Heaney notes that the vast majority of the Philippine archipelago has never had a land bridge connection to the rest of Asia. “For any animal to get there, they had to fly, float, or swim,” he says. He thinks the cloud rats’ ancestor may have hitched a ride on a log that floated from mainland Asia, perhaps driven by a storm. Arriving on an island without predators or competitors would have been like landing in paradise for that founder population. “There’s nobody else like you living there. So there are lots and lots of opportunities to evolve in different ways and use different resources.” The animals’ diversity makes them a popular subject for researchers studying island biogeography and evolution—two fields that attract scientists to the Philippines.

A northern Luzon giant cloud rat, one of nearly 20 living species of cloud rat.
A northern Luzon giant cloud rat, one of nearly 20 living species of cloud rat. Petr Hamerník - Zoo Praha, CC BY-SA 4.0

“Archipelagos are often thought of as natural experiments in evolution by biologists,” says Emily Roycroft, an evolutionary biologist at Australian National University who was not involved in the new work. In addition to being separated by ocean, each island tends to have a range of habitats, from lowlands to cloud forests. Smaller, more isolated gene pools can also accelerate the development of unique traits as the populations adapt to their specific habitats.

Roycroft says finding multiple extinct giant cloud rat species is important because of the near-absence of any rodents in the Philippine fossil record. “These three new extinct species act to remind us that the living species we observe today are only part of the diversity of life, some of which persisted until quite recently,” she says.

Most cloud rats today live at higher elevations, but Callao Cave is in the lowlands.

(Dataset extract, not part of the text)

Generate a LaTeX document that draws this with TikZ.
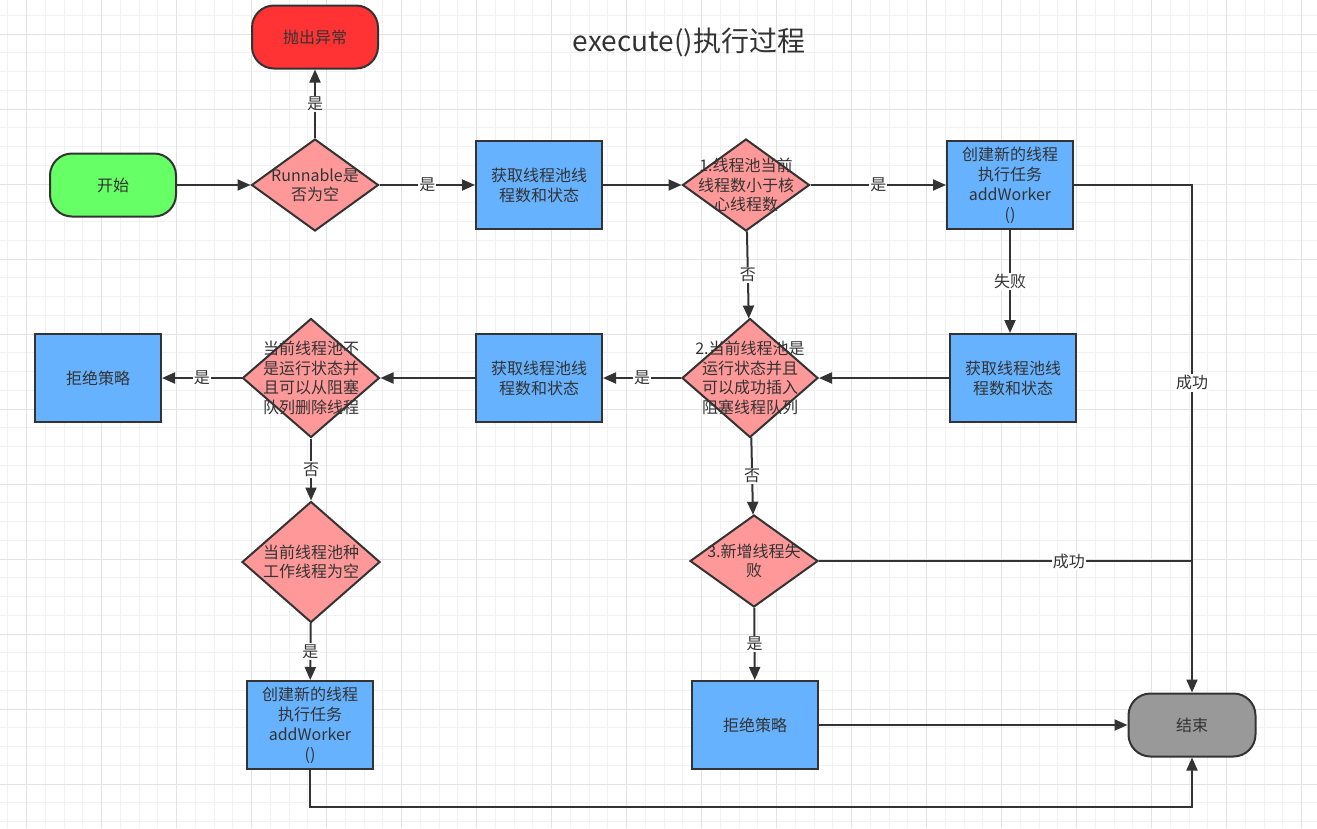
\documentclass[tikz,border=0pt]{standalone}
\usepackage{fontspec}
\setmainfont{Noto Sans CJK SC}
\usetikzlibrary{shapes.geometric,arrows.meta}
\definecolor{ln}{HTML}{333333}
\definecolor{txt}{HTML}{333333}
\definecolor{cgreen}{HTML}{66FF66}
\definecolor{cred}{HTML}{FF3333}
\definecolor{cpink}{HTML}{FF9999}
\definecolor{cblue}{HTML}{66B2FF}
\definecolor{cgray}{HTML}{999999}
\definecolor{gminor}{HTML}{F1F1F1}
\definecolor{gmajor}{HTML}{E3E3E3}
\tikzset{
  term/.style={draw=ln, line width=2pt, rounded corners=22pt, minimum width=126pt, minimum height=63pt, inner sep=0pt, font=\fontsize{16}{20}\selectfont, text=txt, align=center},
  proc/.style={draw=ln, line width=2pt, fill=cblue, minimum width=126pt, minimum height=88pt, inner sep=0pt, font=\fontsize{16}{20}\selectfont, text=txt, align=center},
  dec/.style={draw=ln, line width=2pt, fill=cpink, diamond, inner sep=0pt},
  dtext/.style={inner sep=0pt, font=\fontsize{16}{19.5}\selectfont, text=txt, align=center},
  conn/.style={draw=ln, line width=2pt, -{Triangle[length=13pt,width=11pt]}},
  plain/.style={draw=ln, line width=2pt},
  lbl/.style={fill=white, inner sep=1.2pt, font=\fontsize{16}{18}\selectfont, text=txt},
}
\begin{document}
\begin{tikzpicture}[x=1pt,y=-1pt]
\useasboundingbox (0,0) rectangle (1317,828);
\fill[white] (0,0) rectangle (1317,828);
% grid
\foreach \i in {0,...,70} {\draw[gminor, line width=1pt] ({7.95+18.75*\i},0) -- ({7.95+18.75*\i},828);}
\foreach \j in {0,...,44} {\draw[gminor, line width=1pt] (0,{15.25+18.75*\j}) -- (1317,{15.25+18.75*\j});}
\foreach \i in {0,...,17} {\draw[gmajor, line width=1pt] ({26.7+75*\i},0) -- ({26.7+75*\i},828);}
\foreach \j in {0,...,10} {\draw[gmajor, line width=1pt] (0,{34+75*\j}) -- (1317,{34+75*\j});}

% title
\node[text=txt, font=\fontsize{28}{32}\selectfont, inner sep=0pt] (title) at (689,42) {execute()执行过程};

% nodes
\node[term, fill=cgreen] (start) at (113,185) {开始};
\node[term, fill=cred] (exc) at (315,37) {抛出异常};
\node[dec, minimum width=127pt, minimum height=92pt] (dr) at (315,185) {};
\node[proc] (b1) at (539,185) {获取线程池线\\程数和状态};
\node[dec, minimum width=127pt, minimum height=92pt] (d1) at (746,185) {};
\node[proc] (aw1) at (1010,185) {创建新的线程\\执行任务\\addWorker\\()};
\node[proc] (b2) at (1013,378) {获取线程池线\\程数和状态};
\node[dec, minimum width=136pt, minimum height=119pt] (d2) at (750,378) {};
\node[proc] (b3) at (539,378) {获取线程池线\\程数和状态};
\node[dec, minimum width=137pt, minimum height=119pt] (d3) at (311,378) {};
\node[proc] (rej1) at (98,378) {拒绝策略};
\node[dec, minimum width=138pt, minimum height=121pt] (d4) at (311,562) {};
\node[proc] (aw2) at (310,725) {创建新的线程\\执行任务\\addWorker\\()};
\node[dec, minimum width=128pt, minimum height=92pt] (d5) at (754,561) {};
\node[proc] (rej2) at (755,725) {拒绝策略};
\node[term, fill=cgray, minimum width=127pt] (end) at (1192,725) {结束};

% coordinates
\coordinate (c1) at (1192,185);
\coordinate (c2) at (1192,561);
\coordinate (c3) at (310,807);
\coordinate (c4) at (1192,807);

% connectors
\draw[conn] (start) -- (dr);
\draw[conn] (dr) -- node[lbl] {是} (exc);
\draw[conn] (dr) -- node[lbl] {是} (b1);
\draw[conn] (b1) -- (d1);
\draw[conn] (d1) -- node[lbl] {是} (aw1);
\draw[conn] (aw1.east) -- (c1) -- node[lbl, pos=0.39] {成功} (end.north);
\draw[conn] (aw1.south) -- node[lbl] {失败} (aw1.south |- b2.north);
\draw[conn] (b2) -- (d2);
\draw[conn] (d1) -- node[lbl] {否} (d2);
\draw[conn] (d2) -- node[lbl] {是} (b3);
\draw[conn] (b3) -- (d3);
\draw[conn] (d3) -- node[lbl] {是} (rej1);
\draw[conn] (d3) -- node[lbl] {否} (d4);
\draw[conn] (d4) -- node[lbl] {是} (aw2);
\draw[conn] (aw2.south) -- (c3) -- (c4) -- (end.south);
\draw[conn] (d2) -- node[lbl] {否} (d5);
\draw[plain] (d5.east) -- node[lbl, pos=0.67] {成功} (c2);
\draw[conn] (d5) -- node[lbl] {是} (rej2);
\draw[conn] (rej2) -- (end);

% diamond texts
\node[dtext] (drt) at (dr.center) {Runnable是\\否为空};
\node[dtext] (d1t) at (d1.center) {1.线程池当前\\线程数小于核\\心线程数};
\node[dtext] (d2t) at (d2.center) {2.当前线程池是\\运行状态并且\\可以成功插入\\阻塞线程队列};
\node[dtext] (d3t) at (d3.center) {当前线程池不\\是运行状态并\\且可以从阻塞\\队列删除线程};
\node[dtext] (d4t) at (d4.center) {当前线程池种\\工作线程为空};
\node[dtext] (d5t) at (d5.center) {3.新增线程失\\败};
\end{tikzpicture}
\end{document}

While Ochoa and Heaney are cautious about speculating how the animals ended up in the cave, Esselstyn is less circumspect. “People bringing them there is the obvious explanation,” he says. “It could be a coincidence, but rats don’t really have a reason to go deep into caves on their own.”

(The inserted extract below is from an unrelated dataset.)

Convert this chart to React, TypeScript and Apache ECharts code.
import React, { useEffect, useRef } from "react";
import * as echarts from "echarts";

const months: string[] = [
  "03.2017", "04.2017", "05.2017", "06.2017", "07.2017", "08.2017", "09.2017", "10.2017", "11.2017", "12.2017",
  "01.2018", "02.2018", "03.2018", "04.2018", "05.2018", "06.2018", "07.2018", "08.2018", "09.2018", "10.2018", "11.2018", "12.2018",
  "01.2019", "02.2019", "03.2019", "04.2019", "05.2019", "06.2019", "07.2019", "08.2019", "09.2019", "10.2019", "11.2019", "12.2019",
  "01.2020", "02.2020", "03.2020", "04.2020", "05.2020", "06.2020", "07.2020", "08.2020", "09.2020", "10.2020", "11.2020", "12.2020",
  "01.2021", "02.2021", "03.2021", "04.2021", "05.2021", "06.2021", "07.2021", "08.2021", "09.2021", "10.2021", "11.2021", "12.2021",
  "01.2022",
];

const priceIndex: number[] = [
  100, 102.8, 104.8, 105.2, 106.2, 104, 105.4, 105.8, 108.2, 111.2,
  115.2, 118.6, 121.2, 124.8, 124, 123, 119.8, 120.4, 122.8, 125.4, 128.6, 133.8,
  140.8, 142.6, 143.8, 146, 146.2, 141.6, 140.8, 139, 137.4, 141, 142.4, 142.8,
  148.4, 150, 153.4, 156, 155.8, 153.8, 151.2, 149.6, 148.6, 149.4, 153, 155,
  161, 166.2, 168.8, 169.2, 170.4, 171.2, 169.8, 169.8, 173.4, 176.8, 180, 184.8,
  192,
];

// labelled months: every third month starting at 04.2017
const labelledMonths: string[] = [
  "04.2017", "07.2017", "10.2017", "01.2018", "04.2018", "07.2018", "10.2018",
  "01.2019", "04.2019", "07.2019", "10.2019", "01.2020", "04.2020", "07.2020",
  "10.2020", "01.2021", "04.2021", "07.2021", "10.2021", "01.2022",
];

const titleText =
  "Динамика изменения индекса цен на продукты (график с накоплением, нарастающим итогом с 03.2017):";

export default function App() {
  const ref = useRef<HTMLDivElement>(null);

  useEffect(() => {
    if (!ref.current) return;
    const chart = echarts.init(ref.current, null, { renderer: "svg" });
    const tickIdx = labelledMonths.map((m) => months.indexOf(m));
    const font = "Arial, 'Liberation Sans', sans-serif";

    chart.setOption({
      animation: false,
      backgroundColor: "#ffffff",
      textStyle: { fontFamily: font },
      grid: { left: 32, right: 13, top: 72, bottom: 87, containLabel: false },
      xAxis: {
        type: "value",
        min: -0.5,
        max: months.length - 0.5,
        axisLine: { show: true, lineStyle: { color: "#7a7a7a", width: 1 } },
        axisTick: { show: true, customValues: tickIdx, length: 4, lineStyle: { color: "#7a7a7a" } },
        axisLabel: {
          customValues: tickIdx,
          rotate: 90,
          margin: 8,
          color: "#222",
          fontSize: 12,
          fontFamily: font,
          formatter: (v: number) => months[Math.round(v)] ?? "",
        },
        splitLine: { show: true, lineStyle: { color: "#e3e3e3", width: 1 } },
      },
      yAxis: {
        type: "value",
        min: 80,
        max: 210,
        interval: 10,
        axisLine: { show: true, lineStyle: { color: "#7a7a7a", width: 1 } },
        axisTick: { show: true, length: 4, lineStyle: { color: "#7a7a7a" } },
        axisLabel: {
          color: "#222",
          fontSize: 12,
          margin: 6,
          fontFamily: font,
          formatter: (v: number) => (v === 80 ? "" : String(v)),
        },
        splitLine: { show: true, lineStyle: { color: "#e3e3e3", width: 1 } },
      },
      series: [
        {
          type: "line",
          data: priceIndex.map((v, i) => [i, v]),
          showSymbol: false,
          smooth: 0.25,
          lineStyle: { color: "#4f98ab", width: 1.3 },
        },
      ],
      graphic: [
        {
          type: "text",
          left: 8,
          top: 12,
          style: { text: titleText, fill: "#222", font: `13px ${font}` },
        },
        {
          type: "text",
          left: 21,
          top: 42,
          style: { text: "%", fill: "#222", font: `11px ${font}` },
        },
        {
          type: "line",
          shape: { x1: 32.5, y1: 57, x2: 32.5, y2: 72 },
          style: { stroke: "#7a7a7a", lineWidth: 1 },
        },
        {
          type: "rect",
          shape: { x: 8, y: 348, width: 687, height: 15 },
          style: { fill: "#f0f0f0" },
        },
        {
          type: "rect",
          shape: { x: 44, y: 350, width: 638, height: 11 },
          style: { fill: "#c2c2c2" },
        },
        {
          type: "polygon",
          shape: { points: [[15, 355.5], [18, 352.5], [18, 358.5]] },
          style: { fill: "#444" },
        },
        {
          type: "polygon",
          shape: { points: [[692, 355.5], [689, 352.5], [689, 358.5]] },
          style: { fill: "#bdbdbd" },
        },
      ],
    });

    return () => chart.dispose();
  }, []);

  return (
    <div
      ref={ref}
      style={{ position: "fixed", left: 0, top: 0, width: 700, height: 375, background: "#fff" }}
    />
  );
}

Roycroft, however, isn’t so sure. She notes that while it’s possible that H. luzonensis or our own species brought the cloud rats into the cave, all the other mammals found so far at the site are lowland species, or generalists that moved between elevations. “It seems plausible that these extinct species did in fact occupy lowland habitats,” Roycroft says.

Most of the fossil remains of the three new giant cloud rat species were teeth.
Most of the fossil remains of the three new giant cloud rat species were teeth. Lauren Nassef, Field Museum

If these giant cloud rats turn out to be lowland species, biologists will have to rethink what they know about the animals. “Rat diversity in the Philippines is highest at middle and high elevations. There are not a lot of rat species that live in low-elevation forests,” says Esselstyn. “For a long time, we thought that was a natural phenomenon, not caused by human impact, but this makes me wonder if it was simply the result of low-elevation species extinction.”

While it’s unclear what happened to the giant cloud rat species found only in the oldest layer of the dig, the other two species “made it until a couple thousand years ago and, apparently, at that point disappeared,” says Heaney. And yes, it’s probably thanks to the usual suspects behind species extinction. “The fact that it lines up temporally with when modern humans arrived [to the Philippines] and brought invasive species and livestock is an interesting clue,” says Esselstyn, drily.

The now-extinct giant cloud rat species may have been outcompeted by animals introduced by humans or, given their meaty size, hunted to extinction. Ochoa says she and her colleagues are just at the start of understanding this previously unknown chapter in the giant cloud rat story. “The sad part is, they’re gone now,” says Ochoa. “We want to investigate why.”